◆ Data extract:
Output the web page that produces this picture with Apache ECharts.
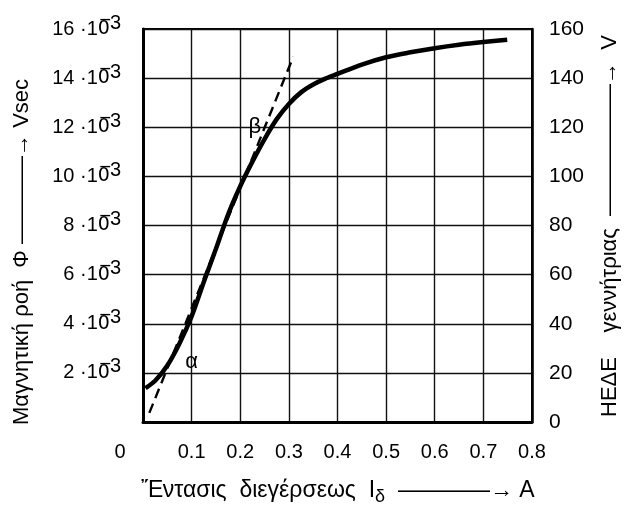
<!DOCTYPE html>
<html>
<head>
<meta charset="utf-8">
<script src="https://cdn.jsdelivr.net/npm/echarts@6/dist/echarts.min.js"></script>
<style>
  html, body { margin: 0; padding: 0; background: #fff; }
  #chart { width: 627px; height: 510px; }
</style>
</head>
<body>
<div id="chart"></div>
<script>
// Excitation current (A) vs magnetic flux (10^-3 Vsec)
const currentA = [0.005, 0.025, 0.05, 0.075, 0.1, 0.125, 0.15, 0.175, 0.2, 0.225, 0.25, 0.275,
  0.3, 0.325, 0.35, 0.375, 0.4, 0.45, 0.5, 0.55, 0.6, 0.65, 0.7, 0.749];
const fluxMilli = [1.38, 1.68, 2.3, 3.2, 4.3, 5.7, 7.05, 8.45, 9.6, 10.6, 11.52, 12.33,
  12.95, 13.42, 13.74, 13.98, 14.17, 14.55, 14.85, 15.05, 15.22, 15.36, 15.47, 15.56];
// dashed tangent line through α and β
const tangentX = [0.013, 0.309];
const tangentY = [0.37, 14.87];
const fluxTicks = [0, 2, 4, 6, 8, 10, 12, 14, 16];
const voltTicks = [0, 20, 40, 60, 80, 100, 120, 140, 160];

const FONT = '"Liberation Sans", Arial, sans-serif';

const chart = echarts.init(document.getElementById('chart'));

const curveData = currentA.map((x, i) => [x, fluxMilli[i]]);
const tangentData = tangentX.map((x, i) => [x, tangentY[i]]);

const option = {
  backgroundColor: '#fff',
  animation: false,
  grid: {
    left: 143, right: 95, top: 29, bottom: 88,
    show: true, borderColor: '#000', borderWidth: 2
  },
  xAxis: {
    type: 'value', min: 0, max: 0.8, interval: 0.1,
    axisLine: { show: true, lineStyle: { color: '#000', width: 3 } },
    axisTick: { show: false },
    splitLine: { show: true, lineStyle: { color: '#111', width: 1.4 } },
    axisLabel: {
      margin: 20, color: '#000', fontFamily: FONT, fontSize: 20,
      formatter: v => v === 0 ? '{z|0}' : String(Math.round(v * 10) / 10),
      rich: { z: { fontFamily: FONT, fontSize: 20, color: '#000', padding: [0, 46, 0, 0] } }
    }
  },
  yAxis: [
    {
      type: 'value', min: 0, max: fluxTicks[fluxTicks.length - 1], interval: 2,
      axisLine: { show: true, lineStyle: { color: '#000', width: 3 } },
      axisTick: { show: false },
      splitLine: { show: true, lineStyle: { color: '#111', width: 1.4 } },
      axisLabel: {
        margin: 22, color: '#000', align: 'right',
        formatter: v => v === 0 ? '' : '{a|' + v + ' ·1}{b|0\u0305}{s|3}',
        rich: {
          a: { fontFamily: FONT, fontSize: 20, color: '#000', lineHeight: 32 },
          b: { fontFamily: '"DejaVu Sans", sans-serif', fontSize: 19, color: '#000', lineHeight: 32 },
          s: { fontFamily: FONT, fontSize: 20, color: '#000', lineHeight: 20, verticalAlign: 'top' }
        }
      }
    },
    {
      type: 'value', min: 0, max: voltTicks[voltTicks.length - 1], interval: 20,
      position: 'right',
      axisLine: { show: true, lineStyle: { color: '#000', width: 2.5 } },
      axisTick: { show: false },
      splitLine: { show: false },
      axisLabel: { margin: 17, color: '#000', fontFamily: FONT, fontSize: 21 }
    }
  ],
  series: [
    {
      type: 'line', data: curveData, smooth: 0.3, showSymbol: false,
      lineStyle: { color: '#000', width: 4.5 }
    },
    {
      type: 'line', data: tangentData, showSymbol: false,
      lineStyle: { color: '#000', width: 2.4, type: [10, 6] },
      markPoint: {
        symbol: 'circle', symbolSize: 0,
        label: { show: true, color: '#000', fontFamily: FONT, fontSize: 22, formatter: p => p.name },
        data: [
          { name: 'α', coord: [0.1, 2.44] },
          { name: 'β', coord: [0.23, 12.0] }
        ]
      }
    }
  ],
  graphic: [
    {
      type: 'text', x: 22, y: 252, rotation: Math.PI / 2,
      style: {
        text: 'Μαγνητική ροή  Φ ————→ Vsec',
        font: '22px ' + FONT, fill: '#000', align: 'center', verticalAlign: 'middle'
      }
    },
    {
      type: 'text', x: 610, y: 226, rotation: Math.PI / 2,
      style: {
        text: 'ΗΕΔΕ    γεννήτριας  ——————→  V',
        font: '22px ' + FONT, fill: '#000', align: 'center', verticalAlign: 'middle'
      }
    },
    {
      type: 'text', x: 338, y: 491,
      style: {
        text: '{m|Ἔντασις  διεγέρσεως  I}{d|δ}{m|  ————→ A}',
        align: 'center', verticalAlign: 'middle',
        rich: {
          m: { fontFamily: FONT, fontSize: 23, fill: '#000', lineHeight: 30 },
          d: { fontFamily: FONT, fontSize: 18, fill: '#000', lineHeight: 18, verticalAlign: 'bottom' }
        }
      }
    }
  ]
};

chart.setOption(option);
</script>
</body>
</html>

◆ Your instructions: Print the complete listing exactly as it stands, without its pictures.

◆ Correct answer:
Output the web page that produces this picture with Apache ECharts.
<!DOCTYPE html>
<html>
<head>
<meta charset="utf-8">
<script src="https://cdn.jsdelivr.net/npm/echarts@6/dist/echarts.min.js"></script>
<style>
  html, body { margin: 0; padding: 0; background: #fff; }
  #chart { width: 627px; height: 510px; }
</style>
</head>
<body>
<div id="chart"></div>
<script>
// Excitation current (A) vs magnetic flux (10^-3 Vsec)
const currentA = [0.005, 0.025, 0.05, 0.075, 0.1, 0.125, 0.15, 0.175, 0.2, 0.225, 0.25, 0.275,
  0.3, 0.325, 0.35, 0.375, 0.4, 0.45, 0.5, 0.55, 0.6, 0.65, 0.7, 0.749];
const fluxMilli = [1.38, 1.68, 2.3, 3.2, 4.3, 5.7, 7.05, 8.45, 9.6, 10.6, 11.52, 12.33,
  12.95, 13.42, 13.74, 13.98, 14.17, 14.55, 14.85, 15.05, 15.22, 15.36, 15.47, 15.56];
// dashed tangent line through α and β
const tangentX = [0.013, 0.309];
const tangentY = [0.37, 14.87];
const fluxTicks = [0, 2, 4, 6, 8, 10, 12, 14, 16];
const voltTicks = [0, 20, 40, 60, 80, 100, 120, 140, 160];

const FONT = '"Liberation Sans", Arial, sans-serif';

const chart = echarts.init(document.getElementById('chart'));

const curveData = currentA.map((x, i) => [x, fluxMilli[i]]);
const tangentData = tangentX.map((x, i) => [x, tangentY[i]]);

const option = {
  backgroundColor: '#fff',
  animation: false,
  grid: {
    left: 143, right: 95, top: 29, bottom: 88,
    show: true, borderColor: '#000', borderWidth: 2
  },
  xAxis: {
    type: 'value', min: 0, max: 0.8, interval: 0.1,
    axisLine: { show: true, lineStyle: { color: '#000', width: 3 } },
    axisTick: { show: false },
    splitLine: { show: true, lineStyle: { color: '#111', width: 1.4 } },
    axisLabel: {
      margin: 20, color: '#000', fontFamily: FONT, fontSize: 20,
      formatter: v => v === 0 ? '{z|0}' : String(Math.round(v * 10) / 10),
      rich: { z: { fontFamily: FONT, fontSize: 20, color: '#000', padding: [0, 46, 0, 0] } }
    }
  },
  yAxis: [
    {
      type: 'value', min: 0, max: fluxTicks[fluxTicks.length - 1], interval: 2,
      axisLine: { show: true, lineStyle: { color: '#000', width: 3 } },
      axisTick: { show: false },
      splitLine: { show: true, lineStyle: { color: '#111', width: 1.4 } },
      axisLabel: {
        margin: 22, color: '#000', align: 'right',
        formatter: v => v === 0 ? '' : '{a|' + v + ' ·1}{b|0\u0305}{s|3}',
        rich: {
          a: { fontFamily: FONT, fontSize: 20, color: '#000', lineHeight: 32 },
          b: { fontFamily: '"DejaVu Sans", sans-serif', fontSize: 19, color: '#000', lineHeight: 32 },
          s: { fontFamily: FONT, fontSize: 20, color: '#000', lineHeight: 20, verticalAlign: 'top' }
        }
      }
    },
    {
      type: 'value', min: 0, max: voltTicks[voltTicks.length - 1], interval: 20,
      position: 'right',
      axisLine: { show: true, lineStyle: { color: '#000', width: 2.5 } },
      axisTick: { show: false },
      splitLine: { show: false },
      axisLabel: { margin: 17, color: '#000', fontFamily: FONT, fontSize: 21 }
    }
  ],
  series: [
    {
      type: 'line', data: curveData, smooth: 0.3, showSymbol: false,
      lineStyle: { color: '#000', width: 4.5 }
    },
    {
      type: 'line', data: tangentData, showSymbol: false,
      lineStyle: { color: '#000', width: 2.4, type: [10, 6] },
      markPoint: {
        symbol: 'circle', symbolSize: 0,
        label: { show: true, color: '#000', fontFamily: FONT, fontSize: 22, formatter: p => p.name },
        data: [
          { name: 'α', coord: [0.1, 2.44] },
          { name: 'β', coord: [0.23, 12.0] }
        ]
      }
    }
  ],
  graphic: [
    {
      type: 'text', x: 22, y: 252, rotation: Math.PI / 2,
      style: {
        text: 'Μαγνητική ροή  Φ ————→ Vsec',
        font: '22px ' + FONT, fill: '#000', align: 'center', verticalAlign: 'middle'
      }
    },
    {
      type: 'text', x: 610, y: 226, rotation: Math.PI / 2,
      style: {
        text: 'ΗΕΔΕ    γεννήτριας  ——————→  V',
        font: '22px ' + FONT, fill: '#000', align: 'center', verticalAlign: 'middle'
      }
    },
    {
      type: 'text', x: 338, y: 491,
      style: {
        text: '{m|Ἔντασις  διεγέρσεως  I}{d|δ}{m|  ————→ A}',
        align: 'center', verticalAlign: 'middle',
        rich: {
          m: { fontFamily: FONT, fontSize: 23, fill: '#000', lineHeight: 30 },
          d: { fontFamily: FONT, fontSize: 18, fill: '#000', lineHeight: 18, verticalAlign: 'bottom' }
        }
      }
    }
  ]
};

chart.setOption(option);
</script>
</body>
</html>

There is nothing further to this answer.